LISTED ENTRIES ::
%%

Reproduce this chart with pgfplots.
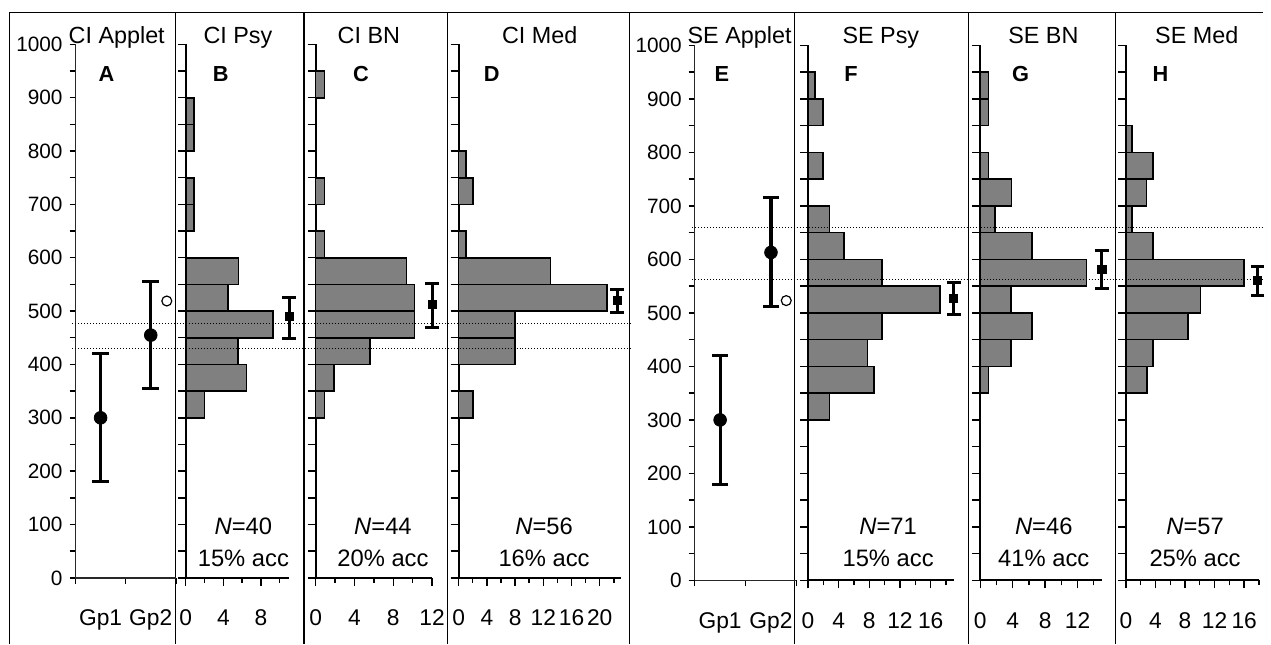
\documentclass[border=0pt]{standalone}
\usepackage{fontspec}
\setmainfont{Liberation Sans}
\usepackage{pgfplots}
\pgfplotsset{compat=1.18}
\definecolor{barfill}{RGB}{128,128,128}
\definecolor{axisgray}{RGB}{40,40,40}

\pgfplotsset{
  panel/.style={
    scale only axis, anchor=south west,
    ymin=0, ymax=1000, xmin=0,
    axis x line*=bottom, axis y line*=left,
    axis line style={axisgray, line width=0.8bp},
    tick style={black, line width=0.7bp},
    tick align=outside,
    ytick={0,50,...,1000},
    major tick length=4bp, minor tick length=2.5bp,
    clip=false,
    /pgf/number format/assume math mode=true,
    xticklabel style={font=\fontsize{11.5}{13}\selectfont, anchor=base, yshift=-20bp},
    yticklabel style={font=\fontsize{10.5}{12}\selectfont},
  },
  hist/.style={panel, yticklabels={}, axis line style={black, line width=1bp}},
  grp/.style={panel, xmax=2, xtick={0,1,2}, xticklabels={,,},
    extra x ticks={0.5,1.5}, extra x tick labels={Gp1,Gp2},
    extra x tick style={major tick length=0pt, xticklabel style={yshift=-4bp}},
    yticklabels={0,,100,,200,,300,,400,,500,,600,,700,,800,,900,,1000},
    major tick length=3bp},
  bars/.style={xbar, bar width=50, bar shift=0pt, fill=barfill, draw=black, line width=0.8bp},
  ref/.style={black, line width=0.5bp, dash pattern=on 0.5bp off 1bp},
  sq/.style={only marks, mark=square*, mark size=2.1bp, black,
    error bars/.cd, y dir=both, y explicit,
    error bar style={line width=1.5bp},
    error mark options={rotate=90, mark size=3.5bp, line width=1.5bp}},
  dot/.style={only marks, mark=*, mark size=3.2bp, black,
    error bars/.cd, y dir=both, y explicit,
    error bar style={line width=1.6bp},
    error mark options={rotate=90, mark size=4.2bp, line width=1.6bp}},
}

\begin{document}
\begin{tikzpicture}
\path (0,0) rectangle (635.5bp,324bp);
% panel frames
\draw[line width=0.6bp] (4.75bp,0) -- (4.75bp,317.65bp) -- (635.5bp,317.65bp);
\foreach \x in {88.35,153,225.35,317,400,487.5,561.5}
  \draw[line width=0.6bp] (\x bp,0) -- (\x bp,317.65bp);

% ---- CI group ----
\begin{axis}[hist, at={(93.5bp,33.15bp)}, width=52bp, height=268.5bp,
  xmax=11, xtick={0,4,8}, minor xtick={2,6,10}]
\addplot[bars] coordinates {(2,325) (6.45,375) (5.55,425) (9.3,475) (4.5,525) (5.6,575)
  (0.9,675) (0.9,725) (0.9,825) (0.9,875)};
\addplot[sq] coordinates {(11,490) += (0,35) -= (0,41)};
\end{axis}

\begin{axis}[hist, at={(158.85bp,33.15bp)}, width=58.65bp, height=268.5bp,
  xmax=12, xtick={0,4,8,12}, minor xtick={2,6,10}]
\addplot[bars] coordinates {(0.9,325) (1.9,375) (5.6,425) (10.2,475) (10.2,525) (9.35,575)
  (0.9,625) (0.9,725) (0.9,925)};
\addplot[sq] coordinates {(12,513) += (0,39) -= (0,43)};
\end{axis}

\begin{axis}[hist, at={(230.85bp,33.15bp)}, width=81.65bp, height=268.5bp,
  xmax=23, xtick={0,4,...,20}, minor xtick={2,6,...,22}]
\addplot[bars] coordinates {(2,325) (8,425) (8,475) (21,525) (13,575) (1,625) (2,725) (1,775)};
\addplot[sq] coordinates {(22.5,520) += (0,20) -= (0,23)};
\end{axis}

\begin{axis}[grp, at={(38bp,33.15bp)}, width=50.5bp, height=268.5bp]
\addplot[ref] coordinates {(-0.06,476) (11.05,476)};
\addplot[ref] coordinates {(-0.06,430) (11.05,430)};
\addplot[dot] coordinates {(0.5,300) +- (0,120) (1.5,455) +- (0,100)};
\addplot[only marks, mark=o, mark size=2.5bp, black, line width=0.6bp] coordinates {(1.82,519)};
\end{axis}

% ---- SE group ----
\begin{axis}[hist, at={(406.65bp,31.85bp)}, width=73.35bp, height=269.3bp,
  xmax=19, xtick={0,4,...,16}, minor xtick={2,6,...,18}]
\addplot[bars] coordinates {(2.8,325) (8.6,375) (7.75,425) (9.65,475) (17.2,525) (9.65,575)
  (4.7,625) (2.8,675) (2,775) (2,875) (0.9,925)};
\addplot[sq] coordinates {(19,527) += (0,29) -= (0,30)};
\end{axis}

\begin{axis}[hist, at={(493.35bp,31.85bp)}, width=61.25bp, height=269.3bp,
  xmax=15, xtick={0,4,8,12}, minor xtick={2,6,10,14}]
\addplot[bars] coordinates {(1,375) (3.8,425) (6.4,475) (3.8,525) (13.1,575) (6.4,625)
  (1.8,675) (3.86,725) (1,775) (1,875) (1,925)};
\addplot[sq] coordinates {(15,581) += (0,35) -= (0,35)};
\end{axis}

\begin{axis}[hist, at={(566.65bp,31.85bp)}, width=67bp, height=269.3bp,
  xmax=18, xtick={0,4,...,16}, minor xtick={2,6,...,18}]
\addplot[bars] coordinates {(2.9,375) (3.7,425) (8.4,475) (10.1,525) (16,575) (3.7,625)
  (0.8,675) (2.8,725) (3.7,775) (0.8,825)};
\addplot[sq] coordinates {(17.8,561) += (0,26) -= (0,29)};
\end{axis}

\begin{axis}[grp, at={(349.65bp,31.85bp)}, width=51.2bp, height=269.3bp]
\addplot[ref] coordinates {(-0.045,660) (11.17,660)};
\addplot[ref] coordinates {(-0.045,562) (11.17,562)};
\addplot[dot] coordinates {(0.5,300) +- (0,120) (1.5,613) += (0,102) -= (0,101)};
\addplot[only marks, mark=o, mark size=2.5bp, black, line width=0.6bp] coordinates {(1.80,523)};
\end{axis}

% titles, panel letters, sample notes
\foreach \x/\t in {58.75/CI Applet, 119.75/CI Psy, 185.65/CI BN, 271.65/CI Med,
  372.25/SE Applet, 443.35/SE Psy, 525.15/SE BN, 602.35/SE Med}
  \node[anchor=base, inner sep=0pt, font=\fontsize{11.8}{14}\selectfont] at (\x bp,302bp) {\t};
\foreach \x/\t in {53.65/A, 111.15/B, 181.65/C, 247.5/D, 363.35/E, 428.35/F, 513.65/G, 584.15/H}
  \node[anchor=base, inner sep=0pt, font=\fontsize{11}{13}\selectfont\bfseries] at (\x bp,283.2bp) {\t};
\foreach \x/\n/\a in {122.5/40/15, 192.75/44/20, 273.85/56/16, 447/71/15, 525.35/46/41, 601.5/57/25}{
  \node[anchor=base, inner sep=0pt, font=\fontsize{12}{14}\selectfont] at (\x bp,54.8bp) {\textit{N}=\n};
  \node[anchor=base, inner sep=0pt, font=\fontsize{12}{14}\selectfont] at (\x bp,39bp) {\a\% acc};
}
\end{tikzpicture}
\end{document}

%%
%%

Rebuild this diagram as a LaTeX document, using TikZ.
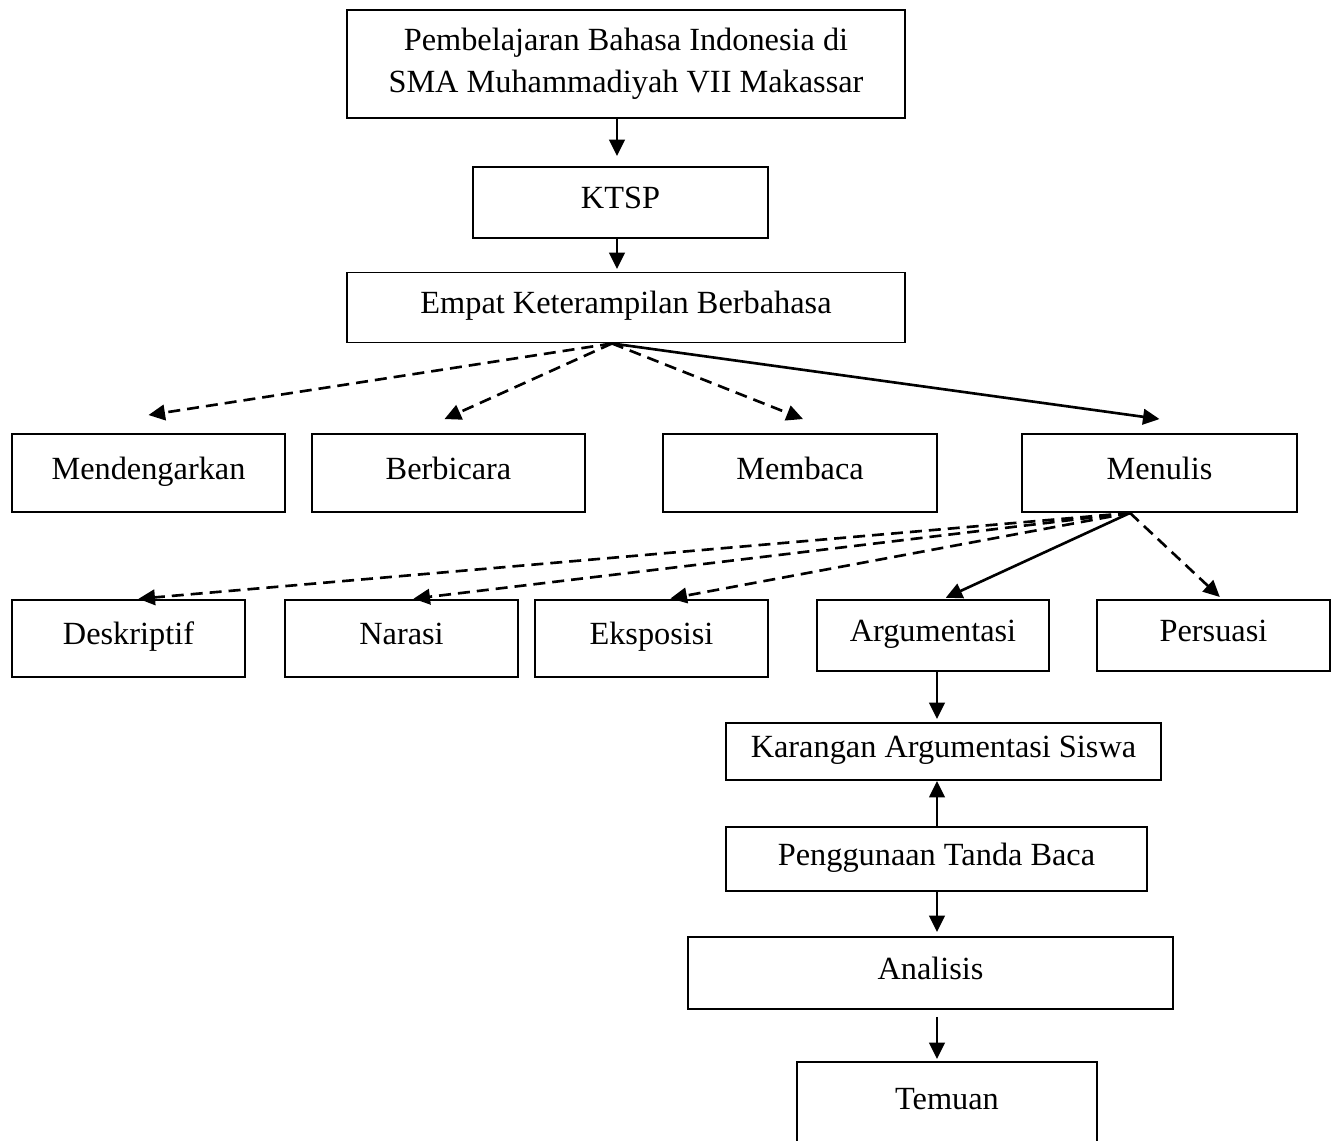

%%
%%

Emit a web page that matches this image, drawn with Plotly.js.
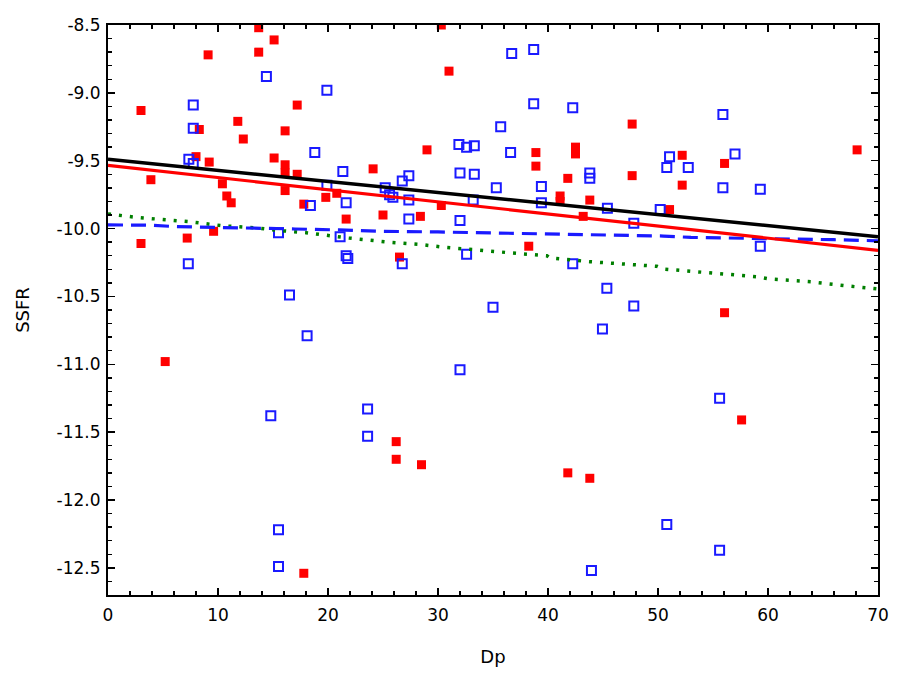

%%

EXERCISE INSTRUCTIONS ::
Scan the material above. Return every line containing the string "with".

EXERCISE RESULT ::
Reproduce this chart with pgfplots.
Emit a web page that matches this image, drawn with Plotly.js.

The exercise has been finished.